Zur Umschreibung der Bücher von Roald Dahl

Roald Dahls Kinderbücher werden auf Anordnung des Verlags „Puffin“ sprachlich überarbeitet. Bisherige Worte, die von manchen Lesern als verletzend gedeutet werden könnten, sollen durch neue ersetzt werden, die von diesen Lesern als weniger verletzend interpretiert werden sollen, siehe hier.

„Augustus Glupsch“ („Gloop“) aus “Charlie und die Schokoladenfabrik” soll nicht mehr als “fett” (“fat”) bezeichnet werden, sondern als “gewichtig” (“enormous”), “Frau Zwick” (“Mrs Twit”) aus “Die Zwicks stehen Kopf” nicht mehr als “hässlich und biestig” (“ugly and beastly”), sondern nur noch als biestig (“beastly”).

Vorab: Ich denke nicht, dass es eine umfassende Cancel Culture gibt.

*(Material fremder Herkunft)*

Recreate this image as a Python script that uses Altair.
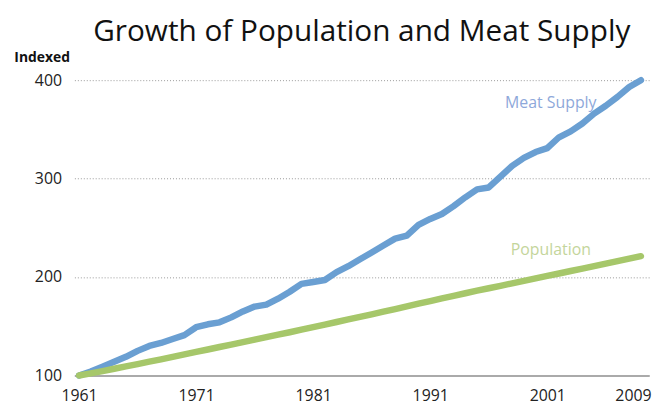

Wohl aber gibt es hier und da — sorry für die Ungenauigkeit an dieser Stelle — Tendenzen zum Canceln im Kulturbetrieb, die ich problematisch finde.

Das Canceln, genauer: die Umschreibung von Dahls Werken erfolgt meiner Vermutung nach nicht auf Druck woker Politaktivisten, sondern weil der Verlag zur Gewinnmaximierung darauf aus ist, mit der Umschreibung besser den Geschmack eines empfindlicher gewordenen Publikums zu treffen, um den Umsatz von Dahls Büchern zu erhöhen und durch deren künftige Verfilmungen zusätzlichen Umsatz zu generieren. Die Umsatzsteigerung soll höher sein als die durch die Umschreibung veranlassten zusätzlichen Aufwendungen, so dass die Gewinne steigen. Wie stehe ich dazu? Hierzu drei Anmerkungen.

Erstens finde ich Überarbeitungen von Urtexten problematisch, da sie die Werktreue verletzen. Ich vertrete hierzu zwar keine rigide Position. Denn man kann Ergänzungstexte zu Goethes “Faust” schreiben, die seinen Knittelvers in moderne Sprache transformieren, kann auch für theatrale Aufführungen den Urtext umschreiben, kann zudem kritische Kommentare zu ihm verfassen. All das finde ich OK und auch sinnvoll. Aber der Urtext selbst sollte durch solche Übertragungs- und Einordnungsleistungen meines Erachtens nicht verschwinden.

Daher sollte man auch den Urtext von Dahls Werken nicht antasten, sondern ihn kritisch einordnen — in welcher Form auch immer. Hierzu gehören Kommentare zur Wortwahl oder zur Person Dahl, die antisemitische Positionen vertreten hat.

Zweitens stellt sich die Frage, wie wir es mit pejorativen Beschreibungen von Äußerlichkeiten oder Charakterzügen halten. Werden sie euphemistisch umschrieben, verschwinden vermutlich nicht die Gedanken, die hinter der Wortwahl stehen. Wer statt „fett“ „gewichtig“ sagt, meint der dann nicht mehr „fett“? Wer statt „hässlich und biestig“ nur noch „biestig“ sagt, meint der dann nicht mehr „hässlich“, sondern nur noch „biestig“? Ich denke nicht.

Kurzum: Wir brauchen einen Umgang mit der Tatsache, dass Pejorativa einen Teil des menschlichen Denkens und somit auch des Daseins ausmachen und durch sprachliche Neufassungen nur dem Worte nach verschwinden.

Drittens: In meinem Umgang mit anderen Menschen versuche ich zum einen aus Höflichkeit, Formulierungen wie „fett“, „hässlich“, “doof“ usw. zu vermeiden. Zum anderen bemühe ich mich, kritisch meine Gedanken, Begriffe und Sichtweisen zu reflektieren, die hinter Ausdrücken wie „fett“, „hässlich“, “doof“ stehen. Was davon ist kritikables Ressentiment, was schwer veränderbares Gefühl, was berechtigtes Urteil?

Doch Kunst ist etwas anderes als der Umgang mit anderen Menschen. Sie kann gewollt beim Publikum Reaktionen provozieren, und sie kann mit Absicht Ressentiment, Gefühl und Urteile von Personen abbilden und darstellen und somit dem Publikum zur Diskussion stellen.

So viel (oder so wenig?) erst mal an dieser Stelle zu diesem Thema. Ich bin hier noch nicht abgeschlossen.